Will Budget Pension Changes Cause Buy-to-Let Boom?

Annuity. It's one of those dull financial terms designed to confuse and frighten people into giving their money to bankers to make the scariness go away. However, with George Osborne's budget speech focusing on reforming the pension system, annuities have been driven to the forefront of the news agenda and could alter the way we view finances leading up to retirement...

Annuity. It's one of those dull financial terms designed to confuse and frighten people into giving their money to bankers to make the scariness go away.

However, with George Osborne's budget speech focusing on reforming the pension system, annuities have been driven to the forefront of the news agenda and could alter the way we view finances leading up to retirement.

There used to be no choice but to take out an annuity. Osborne has changed this and pensioners can now take their pension in one lump sum, following in the footsteps of the US, Australia and Denmark. While some suggest this may all go on Ferraris, the more financially-savvy could be about to cause a buy-to-let boom.

Is buy-to-let a feasible pension plan?

The average one bed flat in London costs around £350,000. If you take your pension as a lump sum you'll lose around 30 per cent in tax. This means you need £500,000 to buy such a property without a mortgage - a sum that is 15 times higher than the national average pension.

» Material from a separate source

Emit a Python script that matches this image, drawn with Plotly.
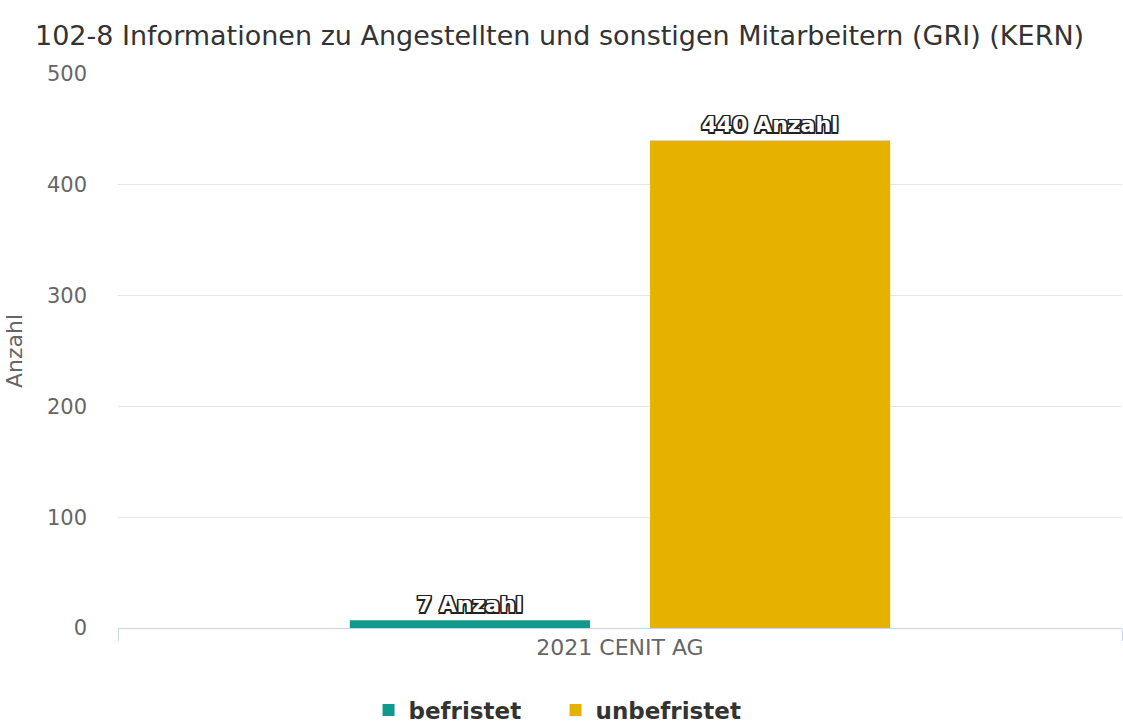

Despite the high initial outlay, a buy-to-let can be a sound investment for a pension pot. A one bedroom flat would earn you around £13,500 a year through rental income, although this would increase to around £31,000 when taking into account London's annual price inflation of five per cent. In comparison, an annuity with the same value would see you take home £27,000 a year, before tax. Perhaps more importantly, finances stored in annuities ultimately cease once you pass away, whereas buy-to-let property can be passed down to other family members as inheritance.

Why the boom could happen

Clearly buy-to-lets have the potential to support people through their retirement across London and with the low risk associated with property investment, it is a very attractive prospect for the capital's pensioners. Even when the property market is in trouble, house prices always rise over time.

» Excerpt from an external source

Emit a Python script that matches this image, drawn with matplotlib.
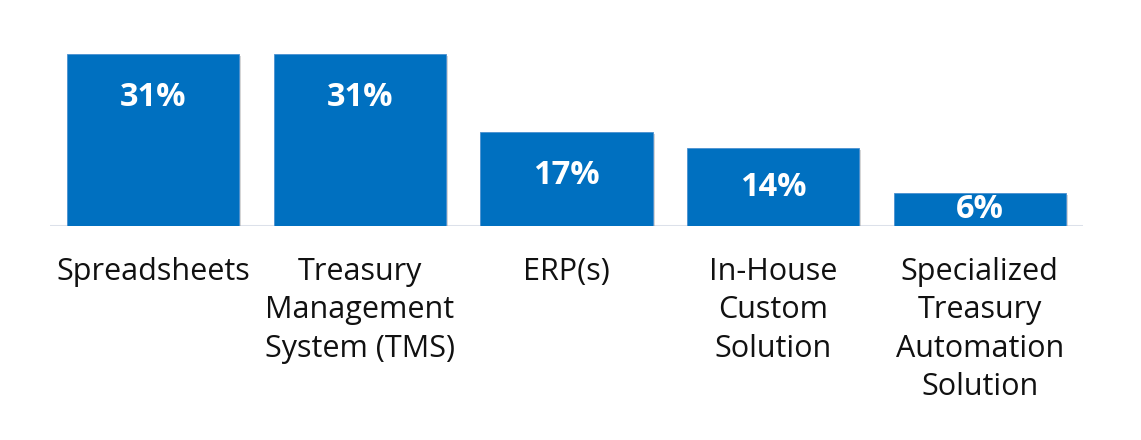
import matplotlib.pyplot as plt
import matplotlib.patheffects as pe

categories = ["Spreadsheets", "Treasury\nManagement\nSystem (TMS)", "ERP(s)",
              "In-House\nCustom\nSolution", "Specialized\nTreasury\nAutomation\nSolution"]
values = [31, 31, 17, 14, 6]
labels = ["31%", "31%", "17%", "14%", "6%"]

plt.rcParams['font.family'] = ['Open Sans', 'DejaVu Sans']

fig = plt.figure(figsize=(11.41, 4.40), dpi=100)
ax = fig.add_axes([50/1141, 214/440, 1033/1141, 194/440])

x = range(len(values))
bars = ax.bar(x, values, width=0.833, color='#0070C0', edgecolor='#4A90D0', linewidth=0.6,
              zorder=3)
for b in bars:
    b.set_path_effects([pe.SimplePatchShadow(offset=(1.5, -1.5), shadow_rgbFace='#888888',
                                             alpha=0.35), pe.Normal()])

ax.set_xlim(-0.5, len(values) - 0.5)
ax.set_ylim(0, 35)
ax.axhline(0, color='#DCE1EA', lw=2.2, zorder=2)

for i, (v, t) in enumerate(zip(values, labels)):
    y = max(v - 7.9, v / 2)
    ax.text(i, y, t, ha='center', va='center', color='white', fontsize=23.5,
            fontweight='bold', zorder=4)

ax.set_xticks(list(x))
ax.set_xticklabels(categories, fontsize=22, linespacing=1.37, color='#111111')
ax.tick_params(axis='x', length=0, pad=22)
ax.set_yticks([])
for s in ax.spines.values():
    s.set_visible(False)

fig.savefig('out.png', dpi=100)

For those with a larger pension pot, investing in property is an even more astute decision - the bigger the property, the bigger the financial return and this is even more true in central London, where housing value increases at a much higher rate than other parts of the capital. This, on top of the sorry state of the annuities market could give people the confidence to take a leap of faith, causing a buy-to-let boom across London.

Why the boom may falter

Although there is clearly money to be made in the buy-to-let market, there are numerous factors which may put prospective landlords off of investing in property.

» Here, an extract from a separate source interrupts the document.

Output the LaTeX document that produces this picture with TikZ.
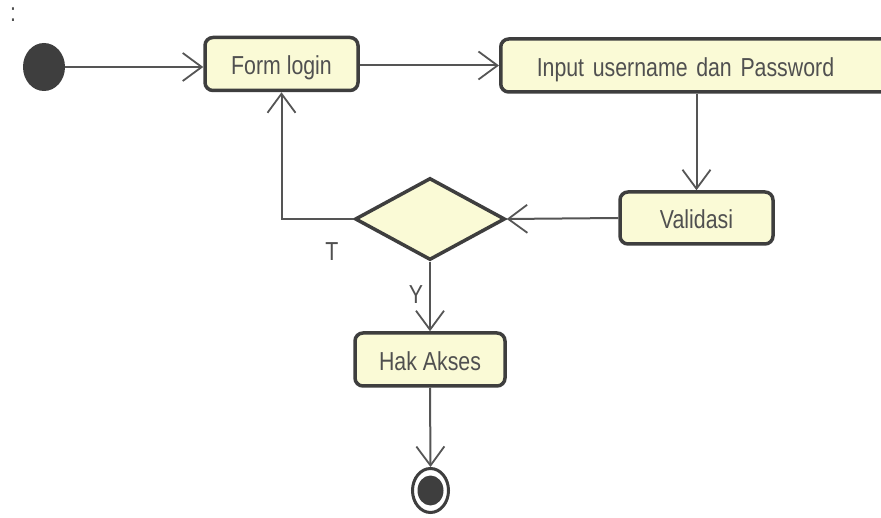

Property is not a short-term project you can complete and then forget about. Even if the property doesn't need to be redecorated before it is let out, maintenance costs can eat into the profit margins pensioners would otherwise be enjoying. This, alongside the fear of an ill-timed market crash could cause people to play it safe when it comes to retirement.

It is also worth noting that buy-to-let is not an option which is open to anyone - property demand results in continuously rising prices, which could put many out of the market. The average pension pot in the UK is a mere £33,000; scarcely enough to get your foot in the door of a London property, let alone buy it! Getting a mortgage is of course an option, but such financial commitment so late in life may be unpalatable.

Buy-to-let may not be to everyone's taste as an alternative to annuities, but one thing is clear, it has the potential to have a profound effect on London's rental market. Taking advantage of the property market in this way makes sense, but it is questionable whether it will replace annuities, particularly if the annuity market improves again.